In 1977, California elected Harvey Milk, a confessed gay as a supervisor for thee city of Sanfransisco. In the same year, a confessed lesbian, Anita Bryant embarked on her anti-gay campaign in Florida. In 1978, John Briggs, a Californian senator pushed for the stoppage of homosexuals from teaching in public schools. This motion was defeated with the intervention of Harvey Milk. However, Harvey and George Mascone, a pro-gay activist were assassinated three weeks later by Dan White who was a former supervisor. This led to more riots by the gay community. In 1987, a civil rights demonstration took place in Washington that attracted more than 650,000 people. From then to date, gay wars have not stopped and they keep pushing for their rights (Save Zone 2010).
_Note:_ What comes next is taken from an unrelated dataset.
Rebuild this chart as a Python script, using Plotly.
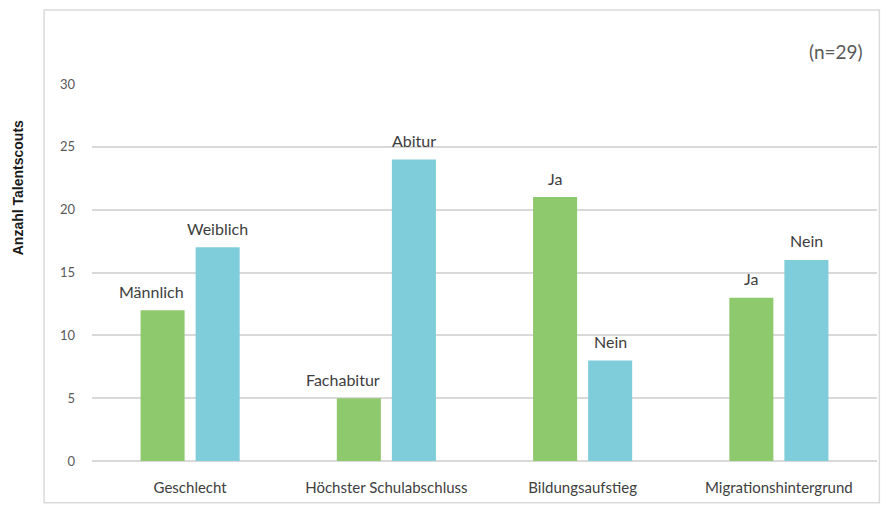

Homosexuality is clearly not new to the world and it is fascinating how the Native American Culture embraced it. To them, homosexuality was a ‘special’ trait that warranted special treatment. The ‘two-spirit’ individuals were regarded with respect as they were viewed as supernatural. They were believed to have special powers to heal. They were accepted the way they were and allowed to live in their preferred sex environment. Homosexuality has undergone a revolution over the years as evidenced by the case study. It has developed from a capital offence to a lifestyle. Many people are still opposed to it but the gay organizations have come out strongly asking for their freedom. They feel that they are being sidelined in a modern America that advocates for respect of equality and civil rights.